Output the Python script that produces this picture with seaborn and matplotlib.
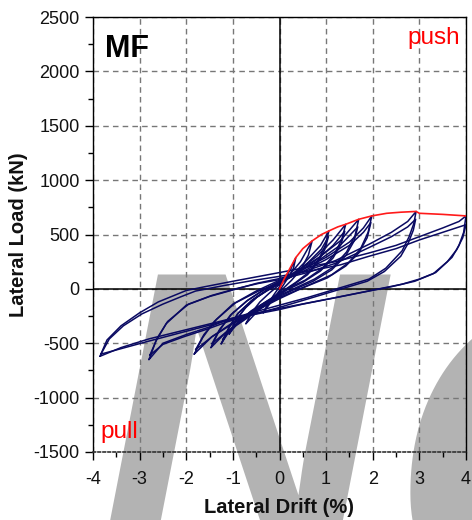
import matplotlib
matplotlib.use("Agg")
import matplotlib.pyplot as plt
import seaborn as sns
import pandas as pd

# ---------------- data ----------------
env_drift = [0.00, 0.10, 0.20, 0.35, 0.50, 0.70, 0.90, 1.06, 1.25, 1.42, 1.70, 1.98, 2.30, 2.60, 2.93, 3.00, 3.50, 4.00]
env_load = [0, 90, 170, 288, 370, 441, 500, 533, 570, 594, 640, 671, 695, 705, 712, 695, 685, 671]

loopA_drift = [-0.35, -0.25, -0.13, 0.00, 0.12, 0.24, 0.35, 0.30, 0.18, 0.06, -0.06, -0.18, -0.35]
loopA_load = [-220, -140, -60, 20, 100, 180, 288, 190, 100, 20, -50, -120, -220]

loopB_drift = [-0.72, -0.60, -0.42, -0.22, 0.00, 0.22, 0.45, 0.70, 0.62, 0.46, 0.26, 0.00, -0.22, -0.46, -0.72]
loopB_load = [-320, -220, -120, -40, 40, 130, 250, 441, 310, 180, 80, -30, -110, -200, -320]

loopC_drift = [-1.08, -0.95, -0.75, -0.50, -0.25, 0.00, 0.30, 0.60, 0.88, 1.06, 0.98, 0.84, 0.62, 0.35, 0.00, -0.30, -0.60, -0.85, -1.08]
loopC_load = [-415, -300, -180, -80, -10, 50, 140, 270, 400, 533, 400, 270, 150, 60, -40, -120, -200, -290, -415]

loopC2_drift = [-1.05, -0.92, -0.72, -0.48, -0.22, 0.00, 0.30, 0.62, 0.90, 1.05, 0.97, 0.82, 0.60, 0.32, 0.00, -0.32, -0.62, -0.86, -1.05]
loopC2_load = [-385, -280, -170, -75, -5, 45, 125, 245, 365, 480, 360, 240, 130, 45, -50, -130, -210, -290, -385]

loopD_drift = [-1.25, -1.10, -0.90, -0.60, -0.30, 0.00, 0.40, 0.80, 1.15, 1.42, 1.34, 1.18, 0.92, 0.55, 0.20, 0.00, -0.40, -0.80, -1.05, -1.25]
loopD_load = [-505, -370, -230, -110, -20, 60, 170, 300, 450, 594, 460, 320, 190, 80, 10, -40, -150, -270, -370, -505]

loopD2_drift = [-1.22, -1.07, -0.87, -0.58, -0.28, 0.00, 0.40, 0.80, 1.15, 1.40, 1.32, 1.15, 0.88, 0.50, 0.18, 0.00, -0.40, -0.80, -1.04, -1.22]
loopD2_load = [-470, -345, -215, -100, -15, 50, 150, 270, 400, 530, 410, 285, 165, 60, -5, -55, -165, -280, -370, -470]

loopE_drift = [-1.47, -1.30, -1.05, -0.70, -0.35, 0.00, 0.40, 0.85, 1.30, 1.70, 1.62, 1.44, 1.15, 0.75, 0.35, 0.00, -0.40, -0.80, -1.15, -1.47]
loopE_load = [-540, -390, -240, -110, -10, 70, 170, 290, 440, 640, 490, 340, 200, 90, 10, -60, -170, -290, -400, -540]

loopE2_drift = [-1.45, -1.28, -1.02, -0.68, -0.33, 0.00, 0.40, 0.85, 1.30, 1.68, 1.60, 1.42, 1.12, 0.72, 0.32, 0.00, -0.40, -0.80, -1.15, -1.45]
loopE2_load = [-505, -370, -230, -105, -10, 60, 150, 265, 400, 570, 440, 305, 175, 70, -5, -70, -180, -300, -400, -505]

loopF_drift = [-1.83, -1.65, -1.40, -1.00, -0.50, 0.00, 0.50, 1.00, 1.50, 1.80, 1.98, 1.90, 1.74, 1.48, 1.12, 0.60, 0.00, -0.50, -1.00, -1.45, -1.83]
loopF_load = [-600, -450, -300, -140, -20, 80, 180, 290, 430, 560, 671, 520, 370, 240, 130, 30, -80, -190, -310, -440, -600]

loopF2_drift = [-1.80, -1.62, -1.35, -0.95, -0.45, 0.00, 0.50, 1.00, 1.50, 1.80, 1.96, 1.88, 1.70, 1.42, 1.02, 0.50, 0.00, -0.50, -1.00, -1.45, -1.80]
loopF2_load = [-560, -420, -280, -130, -20, 60, 160, 270, 400, 520, 610, 470, 330, 210, 100, 10, -90, -200, -320, -440, -560]

loopG_drift = [-2.80, -2.65, -2.43, -2.00, -1.50, -1.00, -0.50, 0.00, 0.60, 1.20, 1.92, 2.40, 2.75, 2.93, 2.88, 2.78, 2.63, 2.28, 1.92, 1.30, 0.60, 0.00, -0.60, -1.10, -1.50, -2.00, -2.50, -2.80]
loopG_load = [-650, -480, -320, -150, -70, -10, 50, 95, 170, 260, 410, 520, 620, 712, 600, 480, 350, 190, 90, 10, -80, -150, -220, -280, -350, -420, -500, -650]

loopG2_drift = [-2.78, -2.62, -2.40, -1.95, -1.45, -0.95, -0.45, 0.00, 0.60, 1.20, 1.92, 2.40, 2.75, 2.92, 2.87, 2.76, 2.60, 2.25, 1.88, 1.25, 0.55, 0.00, -0.60, -1.10, -1.55, -2.05, -2.50, -2.78]
loopG2_load = [-610, -450, -300, -140, -60, 0, 50, 85, 150, 235, 380, 480, 570, 640, 540, 420, 300, 160, 70, -10, -100, -170, -240, -300, -370, -440, -510, -610]

loopH_drift = [-3.85, -3.70, -3.40, -3.00, -2.60, -2.20, -2.00, -1.60, -1.00, -0.50, 0.00, 0.60, 1.20, 1.92, 2.50, 3.00, 3.50, 3.85, 4.00, 3.95, 3.85, 3.70, 3.35, 3.00, 2.63, 1.92, 1.20, 0.60, 0.00, -0.60, -1.10, -1.95, -2.80, -3.40, -3.85]
loopH_load = [-620, -470, -340, -220, -120, -50, -15, 20, 70, 110, 150, 200, 250, 330, 400, 480, 560, 620, 671, 520, 400, 290, 150, 90, 43, -18, -80, -130, -180, -230, -280, -370, -460, -540, -620]

loopH2_drift = [-3.83, -3.65, -3.35, -2.95, -2.50, -2.10, -1.80, -1.20, -0.60, 0.00, 0.60, 1.30, 1.92, 2.50, 3.00, 3.50, 4.00, 3.93, 3.80, 3.60, 3.30, 2.90, 2.40, 1.80, 1.10, 0.50, 0.00, -0.60, -1.20, -2.00, -2.80, -3.40, -3.83]
loopH2_load = [-600, -460, -340, -230, -140, -70, -20, 30, 75, 115, 160, 220, 300, 370, 450, 520, 590, 470, 360, 250, 140, 70, 20, -30, -90, -140, -190, -240, -300, -390, -480, -550, -600]

x_ticks = [-4, -3, -2, -1, 0, 1, 2, 3, 4]
y_ticks = [-1500, -1000, -500, 0, 500, 1000, 1500, 2000, 2500]
watermark = ["N", "o"]

# ---------------- build long table ----------------
loops = {
    "A": (loopA_drift, loopA_load), "B": (loopB_drift, loopB_load),
    "C": (loopC_drift, loopC_load), "C2": (loopC2_drift, loopC2_load),
    "D": (loopD_drift, loopD_load), "D2": (loopD2_drift, loopD2_load),
    "E": (loopE_drift, loopE_load), "E2": (loopE2_drift, loopE2_load),
    "F": (loopF_drift, loopF_load), "F2": (loopF2_drift, loopF2_load),
    "G": (loopG_drift, loopG_load), "G2": (loopG2_drift, loopG2_load),
    "H": (loopH_drift, loopH_load), "H2": (loopH2_drift, loopH2_load),
}
rows = []
for name, (dd, ll) in loops.items():
    for i, (d, l) in enumerate(zip(dd, ll)):
        rows.append({"loop": name, "order": i, "drift": d, "load": l})
df = pd.DataFrame(rows)
env = pd.DataFrame({"drift": env_drift, "load": env_load})

# ---------------- style ----------------
sns.set_theme(style="white")
plt.rcParams["font.family"] = ["Liberation Sans", "DejaVu Sans"]

fig = plt.figure(figsize=(4.72, 5.2), dpi=100)
ax = fig.add_axes([93 / 472, 1 - 452 / 520, 373 / 472, 435 / 520])
ax.patch.set_alpha(0)

# watermark letters behind the axes
wm = dict(color="#b3b3b3", fontweight="bold", fontstyle="italic",
          family="Liberation Sans", zorder=-5, va="baseline", ha="left")
fig.text(97 / 472, -27 / 520, watermark[0], fontsize=285, **wm)
fig.text(392 / 472, -95 / 520, watermark[1], fontsize=430, **wm)

navy = "#0a0a62"
sns.lineplot(data=df, x="drift", y="load", units="loop", estimator=None, sort=False,
             color=navy, linewidth=1.1, ax=ax, zorder=3)
sns.lineplot(data=env, x="drift", y="load", estimator=None, sort=False,
             color="#ff1a1a", linewidth=1.2, ax=ax, zorder=4)

ax.set_xlim(-4, 4)
ax.set_ylim(-1500, 2500)
ax.set_xticks(x_ticks)
ax.set_yticks(y_ticks)
ax.set_xticks([-3.5, -2.5, -1.5, -0.5, 0.5, 1.5, 2.5, 3.5], minor=True)
ax.set_yticks([-1250, -750, -250, 250, 750, 1250, 1750, 2250], minor=True)
ax.set_xticklabels([str(t) for t in x_ticks], fontsize=13)
ax.set_yticklabels([str(t) for t in y_ticks], fontsize=13)

ax.grid(True, which="major", linestyle=(0, (4, 3)), color="#777777", linewidth=1.0, zorder=1)
ax.axhline(0, color="black", linewidth=1.1, zorder=2)
ax.axvline(0, color="black", linewidth=1.1, zorder=2)

ax.tick_params(axis="both", which="major", direction="out", length=6, width=1.0,
               color="black", pad=3.5, labelcolor="#111111", left=True, bottom=True)
ax.tick_params(axis="x", which="major", pad=8)
ax.tick_params(axis="both", which="minor", direction="out", length=3.5, width=1.0,
               color="black", left=True, bottom=True)
for s in ["left", "top", "right"]:
    ax.spines[s].set_color("black")
    ax.spines[s].set_linewidth(1.0)
ax.spines["bottom"].set_color("#333333")
ax.spines["bottom"].set_linestyle((0, (1.5, 1.5)))
ax.spines["bottom"].set_linewidth(1.2)

ax.set_xlabel("Lateral Drift (%)", fontsize=14.5, fontweight="bold", labelpad=7, color="#111111")
ax.set_ylabel("Lateral Load (kN)", fontsize=14.5, fontweight="bold", labelpad=4, color="#111111")

ax.text(0.032, 0.962, "MF", transform=ax.transAxes, fontsize=22, fontweight="bold",
        ha="left", va="top", color="black")
ax.text(0.984, 0.978, "push", transform=ax.transAxes, fontsize=17.5, color="#ff0000",
        ha="right", va="top")
ax.text(0.019, 0.032, "pull", transform=ax.transAxes, fontsize=17.5, color="#ff0000",
        ha="left", va="baseline")

fig.savefig("out.png", dpi=100)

□ □ □ □ □

## STATED PROBLEM
Please take the lines from the beginning of the data above through the line holding "-210, -290, -385]" and transcribe them exactly, without any pictures.

## WRITTEN REPLY
Output the Python script that produces this picture with seaborn and matplotlib.
import matplotlib
matplotlib.use("Agg")
import matplotlib.pyplot as plt
import seaborn as sns
import pandas as pd

# ---------------- data ----------------
env_drift = [0.00, 0.10, 0.20, 0.35, 0.50, 0.70, 0.90, 1.06, 1.25, 1.42, 1.70, 1.98, 2.30, 2.60, 2.93, 3.00, 3.50, 4.00]
env_load = [0, 90, 170, 288, 370, 441, 500, 533, 570, 594, 640, 671, 695, 705, 712, 695, 685, 671]

loopA_drift = [-0.35, -0.25, -0.13, 0.00, 0.12, 0.24, 0.35, 0.30, 0.18, 0.06, -0.06, -0.18, -0.35]
loopA_load = [-220, -140, -60, 20, 100, 180, 288, 190, 100, 20, -50, -120, -220]

loopB_drift = [-0.72, -0.60, -0.42, -0.22, 0.00, 0.22, 0.45, 0.70, 0.62, 0.46, 0.26, 0.00, -0.22, -0.46, -0.72]
loopB_load = [-320, -220, -120, -40, 40, 130, 250, 441, 310, 180, 80, -30, -110, -200, -320]

loopC_drift = [-1.08, -0.95, -0.75, -0.50, -0.25, 0.00, 0.30, 0.60, 0.88, 1.06, 0.98, 0.84, 0.62, 0.35, 0.00, -0.30, -0.60, -0.85, -1.08]
loopC_load = [-415, -300, -180, -80, -10, 50, 140, 270, 400, 533, 400, 270, 150, 60, -40, -120, -200, -290, -415]

loopC2_drift = [-1.05, -0.92, -0.72, -0.48, -0.22, 0.00, 0.30, 0.62, 0.90, 1.05, 0.97, 0.82, 0.60, 0.32, 0.00, -0.32, -0.62, -0.86, -1.05]
loopC2_load = [-385, -280, -170, -75, -5, 45, 125, 245, 365, 480, 360, 240, 130, 45, -50, -130, -210, -290, -385]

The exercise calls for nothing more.